What the task requires
All lines from the top of the records below through the line holding "plt.rcParams['mathtext.bf'] = 'Liberation", and only those, should be printed exactly, minus the pictures.

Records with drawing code
* START *

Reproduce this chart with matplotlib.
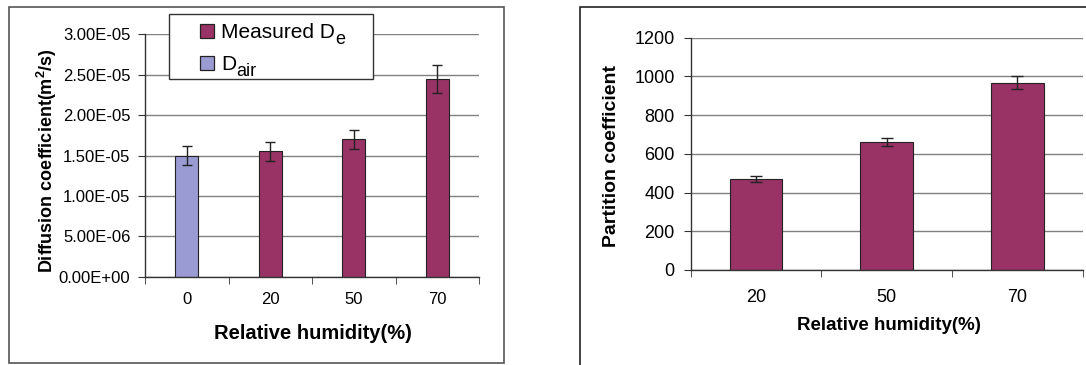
import matplotlib
matplotlib.use("Agg")
import matplotlib.pyplot as plt
from matplotlib.patches import Rectangle
import numpy as np

plt.rcParams['font.family'] = ['Liberation Sans', 'DejaVu Sans']
plt.rcParams['mathtext.fontset'] = 'custom'
plt.rcParams['mathtext.rm'] = 'Liberation Sans'
plt.rcParams['mathtext.it'] = 'Liberation Sans'
plt.rcParams['mathtext.bf'] = 'Liberation Sans:bold'

# Left chart data
rh_left = ["0", "20", "50", "70"]
diff_values = [1.50e-5, 1.55e-5, 1.70e-5, 2.45e-5]
diff_errors = [1.15e-6, 1.15e-6, 1.15e-6, 1.75e-6]
diff_series = ["air", "measured", "measured", "measured"]
diff_yticks = [0, 5e-6, 1e-5, 1.5e-5, 2e-5, 2.5e-5, 3e-5]
diff_yticklabels = ["0.00E+00", "5.00E-06", "1.00E-05", "1.50E-05",
                    "2.00E-05", "2.50E-05", "3.00E-05"]
legend_main = ["Measured D", "D"]
legend_sub = ["e", "air"]

# Right chart data
rh_right = ["20", "50", "70"]
part_values = [470, 660, 968]
part_errors = [14, 21, 34]
part_yticks = [0, 200, 400, 600, 800, 1000, 1200]

maroon = "#993366"
lavender = "#9B9BD3"
grid_c = "#808080"
edge_c = "#222222"

W, H = 1086, 365
fig = plt.figure(figsize=(W / 100, H / 100), dpi=100)

def fx(px):
    return px / W

def fy(py):
    return 1 - py / H

# outer frames
fig.patches.append(Rectangle((fx(9), fy(363)), fx(504) - fx(9), fy(7) - fy(363),
                             transform=fig.transFigure, fill=False,
                             edgecolor="#555555", linewidth=1.2, zorder=0))
fig.patches.append(Rectangle((fx(580), fy(380)), fx(1200) - fx(580), fy(7) - fy(380),
                             transform=fig.transFigure, fill=False,
                             edgecolor="#222222", linewidth=1.2, zorder=0,
                             clip_on=False))

def style_axes(ax, n, xpad, ypad):
    for s in ["top", "right"]:
        ax.spines[s].set_visible(False)
    for s in ["left", "bottom"]:
        ax.spines[s].set_color("#333333")
        ax.spines[s].set_linewidth(1.0)
    ax.set_xlim(-0.5, n - 0.5)
    ax.set_xticks(np.arange(n))
    ax.tick_params(axis="x", length=0, pad=xpad)
    ax.set_xticks(np.arange(-0.5, n, 1.0), minor=True)
    ax.tick_params(axis="x", which="minor", length=5, direction="out", color="#333333")
    ax.tick_params(axis="y", length=5, direction="out", color="#333333", pad=ypad)
    ax.yaxis.grid(True, color=grid_c, linewidth=1.0)
    ax.set_axisbelow(True)

# Left axes
axL = fig.add_axes([fx(145), fy(276.7), fx(479) - fx(145), fy(34.3) - fy(276.7)])
xl = np.arange(len(rh_left))
colors = [lavender if s == "air" else maroon for s in diff_series]
axL.bar(xl, diff_values, width=0.28, color=colors, edgecolor=edge_c, linewidth=0.8,
        yerr=diff_errors, capsize=3.8, error_kw=dict(ecolor=edge_c, elinewidth=1.0, capthick=1.0))
style_axes(axL, len(rh_left), xpad=11, ypad=5.5)
axL.set_ylim(0, 3e-5)
axL.set_yticks(diff_yticks)
axL.set_yticklabels(diff_yticklabels, fontsize=12)
axL.set_xticklabels(rh_left, fontsize=12)
axL.set_xlabel("Relative humidity(%)", fontsize=14.5, fontweight="bold", va="center")
axL.xaxis.set_label_coords(0.503, -0.236)
axL.set_ylabel("Diffusion coefficient(m$^{\\mathbf{2}}$/s)", fontsize=13, fontweight="bold", va="center")
axL.yaxis.set_label_coords(-0.293, 0.477)

# Legend (drawn as a boxed key in the figure)
fig.patches.append(Rectangle((fx(169), fy(79)), fx(373) - fx(169), fy(14) - fy(79),
                             transform=fig.transFigure, facecolor="white",
                             edgecolor="#333333", linewidth=1.0, zorder=5))
key_colors = [maroon, lavender]
key_rows = [31, 63]
renderer = fig.canvas.get_renderer()
for c, yc, main, sub in zip(key_colors, key_rows, legend_main, legend_sub):
    fig.patches.append(Rectangle((fx(200), fy(yc + 7)), fx(214) - fx(200), fy(yc - 7) - fy(yc + 7),
                                 transform=fig.transFigure, facecolor=c,
                                 edgecolor=edge_c, linewidth=0.9, zorder=6))
    base = yc + 7.5
    t = fig.text(fx(221), fy(base), main, fontsize=15, va="baseline", ha="left", zorder=7)
    bb = t.get_window_extent(renderer=renderer)
    fig.text(bb.x1 / W + fx(0.5), fy(base + 5), sub, fontsize=13, va="baseline", ha="left", zorder=7)

# Right axes
axR = fig.add_axes([fx(690.7), fy(270), fx(1082.7) - fx(690.7), fy(37.7) - fy(270)])
xr = np.arange(len(rh_right))
axR.bar(xr, part_values, width=0.405, color=maroon, edgecolor=edge_c, linewidth=0.8,
        yerr=part_errors, capsize=4.5, error_kw=dict(ecolor=edge_c, elinewidth=1.0, capthick=1.0))
style_axes(axR, len(rh_right), xpad=14, ypad=6.5)
axR.set_ylim(0, 1200)
axR.set_yticks(part_yticks)
axR.set_yticklabels([str(v) for v in part_yticks], fontsize=13)
axR.set_xticklabels(rh_right, fontsize=13)
axR.set_xlabel("Relative humidity(%)", fontsize=13.5, fontweight="bold", va="center")
axR.xaxis.set_label_coords(0.5046, -0.241)
axR.set_ylabel("Partition coefficient", fontsize=14, fontweight="bold", va="center")
axR.yaxis.set_label_coords(-0.2008, 0.491)

fig.savefig("out.png", dpi=100)
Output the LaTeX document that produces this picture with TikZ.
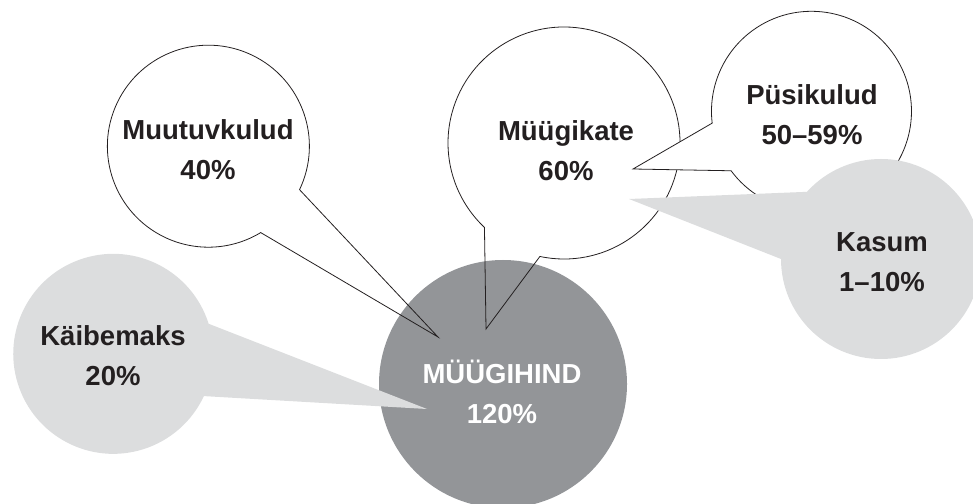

* END *

The output
Reproduce this chart with matplotlib.
import matplotlib
matplotlib.use("Agg")
import matplotlib.pyplot as plt
from matplotlib.patches import Rectangle
import numpy as np

plt.rcParams['font.family'] = ['Liberation Sans', 'DejaVu Sans']
plt.rcParams['mathtext.fontset'] = 'custom'
plt.rcParams['mathtext.rm'] = 'Liberation Sans'
plt.rcParams['mathtext.it'] = 'Liberation Sans'
plt.rcParams['mathtext.bf'] = 'Liberation Sans:bold'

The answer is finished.